Microsoft has been providing the Azure IaaS service in preview mode since June. But, the general availability announcement means businesses can subscribe to the Azure IaaS service and get support and service-level agreements (SLAs) of 99.95 percent uptime.

"No one wants their VMs to fail. Effectively, I don't have to worry that my virtual machines will go down," Wiedower said, noting that New Signature is an Azure Circle partner and has been working closely with Microsoft on Azure development projects. "The Azure virtual machines are designed from the ground up to be fault tolerant. Microsoft has done a really good job in the last eight or nine months in detailing how their virtual machines work."

There are currently more than 200,000 Windows Azure customers, according to Microsoft, and about 1.4 million virtual machines have been uploaded to Azure Infrastructure Services since the preview became available. But, Microsoft has a long way to catch up with AWS, which launched in 2006.
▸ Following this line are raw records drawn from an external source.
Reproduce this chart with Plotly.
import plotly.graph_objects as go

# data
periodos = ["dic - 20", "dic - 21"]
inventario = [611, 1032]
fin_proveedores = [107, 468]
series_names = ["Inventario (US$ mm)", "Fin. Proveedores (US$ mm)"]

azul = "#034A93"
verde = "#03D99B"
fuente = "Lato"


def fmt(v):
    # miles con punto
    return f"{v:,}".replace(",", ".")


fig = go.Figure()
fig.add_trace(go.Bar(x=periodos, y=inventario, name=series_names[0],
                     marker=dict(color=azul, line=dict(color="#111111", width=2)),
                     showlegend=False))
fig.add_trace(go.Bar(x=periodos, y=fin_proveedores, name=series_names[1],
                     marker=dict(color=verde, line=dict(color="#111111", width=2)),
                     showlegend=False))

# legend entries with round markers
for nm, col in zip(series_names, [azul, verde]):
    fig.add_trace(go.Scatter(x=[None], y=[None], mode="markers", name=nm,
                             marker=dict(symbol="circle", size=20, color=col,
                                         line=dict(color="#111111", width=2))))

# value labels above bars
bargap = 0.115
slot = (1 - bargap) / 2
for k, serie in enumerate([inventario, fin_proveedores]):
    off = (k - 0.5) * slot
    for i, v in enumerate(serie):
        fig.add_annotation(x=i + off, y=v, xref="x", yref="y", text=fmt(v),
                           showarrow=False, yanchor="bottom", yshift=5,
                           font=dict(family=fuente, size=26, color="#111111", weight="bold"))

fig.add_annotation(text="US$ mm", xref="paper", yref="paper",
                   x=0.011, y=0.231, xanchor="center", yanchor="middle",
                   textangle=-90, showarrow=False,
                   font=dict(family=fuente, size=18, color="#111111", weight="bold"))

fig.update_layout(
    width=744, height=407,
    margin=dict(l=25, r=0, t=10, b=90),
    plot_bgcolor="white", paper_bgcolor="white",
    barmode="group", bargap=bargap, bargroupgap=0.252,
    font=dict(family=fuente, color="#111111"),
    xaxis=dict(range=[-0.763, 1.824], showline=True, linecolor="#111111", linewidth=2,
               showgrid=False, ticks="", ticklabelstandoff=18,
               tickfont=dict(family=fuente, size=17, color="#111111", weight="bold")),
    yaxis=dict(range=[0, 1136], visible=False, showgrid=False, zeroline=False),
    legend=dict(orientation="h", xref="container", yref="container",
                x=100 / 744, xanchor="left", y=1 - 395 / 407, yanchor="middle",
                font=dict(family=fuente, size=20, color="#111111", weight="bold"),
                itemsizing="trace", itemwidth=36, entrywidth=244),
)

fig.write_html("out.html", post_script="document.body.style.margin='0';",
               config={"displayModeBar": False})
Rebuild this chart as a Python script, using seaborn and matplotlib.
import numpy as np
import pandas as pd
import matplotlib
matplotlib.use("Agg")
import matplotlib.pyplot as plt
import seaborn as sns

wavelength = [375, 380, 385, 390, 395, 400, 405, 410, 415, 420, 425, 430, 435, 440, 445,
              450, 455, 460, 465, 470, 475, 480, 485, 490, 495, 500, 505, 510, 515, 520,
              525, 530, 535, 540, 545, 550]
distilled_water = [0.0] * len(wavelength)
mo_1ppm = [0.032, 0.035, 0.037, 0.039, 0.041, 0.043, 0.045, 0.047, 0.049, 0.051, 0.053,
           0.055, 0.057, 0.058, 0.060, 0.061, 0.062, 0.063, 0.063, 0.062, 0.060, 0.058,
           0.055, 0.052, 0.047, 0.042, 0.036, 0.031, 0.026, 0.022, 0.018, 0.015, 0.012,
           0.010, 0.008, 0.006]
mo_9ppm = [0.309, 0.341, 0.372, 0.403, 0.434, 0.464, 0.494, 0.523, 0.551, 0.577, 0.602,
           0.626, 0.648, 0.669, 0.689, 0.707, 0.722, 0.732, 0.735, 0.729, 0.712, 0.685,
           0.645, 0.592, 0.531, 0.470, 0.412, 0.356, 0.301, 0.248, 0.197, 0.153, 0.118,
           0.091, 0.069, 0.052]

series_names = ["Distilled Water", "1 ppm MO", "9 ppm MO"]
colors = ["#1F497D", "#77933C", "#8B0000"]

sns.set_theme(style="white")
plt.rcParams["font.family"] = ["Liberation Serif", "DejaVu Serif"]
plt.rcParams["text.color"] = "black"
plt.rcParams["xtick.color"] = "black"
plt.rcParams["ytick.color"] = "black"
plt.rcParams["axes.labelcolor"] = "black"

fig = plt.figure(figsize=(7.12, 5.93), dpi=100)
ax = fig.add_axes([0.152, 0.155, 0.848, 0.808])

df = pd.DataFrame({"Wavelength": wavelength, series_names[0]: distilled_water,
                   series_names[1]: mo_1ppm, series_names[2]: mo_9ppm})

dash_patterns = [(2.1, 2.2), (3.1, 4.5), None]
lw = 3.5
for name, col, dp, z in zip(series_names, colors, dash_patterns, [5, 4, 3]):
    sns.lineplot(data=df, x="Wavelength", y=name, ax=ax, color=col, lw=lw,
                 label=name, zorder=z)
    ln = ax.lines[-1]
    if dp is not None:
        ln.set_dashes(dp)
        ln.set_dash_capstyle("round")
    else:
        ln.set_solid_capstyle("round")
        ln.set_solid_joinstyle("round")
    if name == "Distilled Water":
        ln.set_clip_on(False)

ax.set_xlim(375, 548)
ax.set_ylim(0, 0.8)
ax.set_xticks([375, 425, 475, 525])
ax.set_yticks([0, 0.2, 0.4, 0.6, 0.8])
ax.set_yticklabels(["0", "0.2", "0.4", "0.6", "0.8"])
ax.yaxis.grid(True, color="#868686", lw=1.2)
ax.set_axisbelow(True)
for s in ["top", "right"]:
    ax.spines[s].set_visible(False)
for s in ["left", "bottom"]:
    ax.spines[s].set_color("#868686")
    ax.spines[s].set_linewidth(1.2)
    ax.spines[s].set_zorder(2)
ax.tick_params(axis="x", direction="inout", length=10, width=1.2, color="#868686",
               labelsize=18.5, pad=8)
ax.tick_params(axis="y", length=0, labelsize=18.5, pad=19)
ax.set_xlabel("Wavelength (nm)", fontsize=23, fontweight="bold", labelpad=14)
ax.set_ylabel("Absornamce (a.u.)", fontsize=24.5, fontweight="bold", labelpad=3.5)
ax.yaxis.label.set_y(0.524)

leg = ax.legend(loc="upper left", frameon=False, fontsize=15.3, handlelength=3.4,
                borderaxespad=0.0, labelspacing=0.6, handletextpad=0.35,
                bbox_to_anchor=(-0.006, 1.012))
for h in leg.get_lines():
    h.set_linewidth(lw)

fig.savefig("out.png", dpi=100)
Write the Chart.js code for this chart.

In a blog post, Bill Hilf, Microsoft general manager of Azure product management, said the new Azure service offers high-memory 28-GB/4-core and 56-GB/8-core virtual machine instances for running heavy-duty workloads. Also new are validated instances for SQL Server, SharePoint, BizTalk Server and Dynamics NAV, among other Microsoft software.

Wiedower said Microsoft's new azure service fits with increasing demands he's seeing for cloud-based development and test services that can cost far less than on-premise test and development projects. And, the New Signature CTO said he's also seeing more demand from businesses that want to run Microsoft Active Directory in the cloud.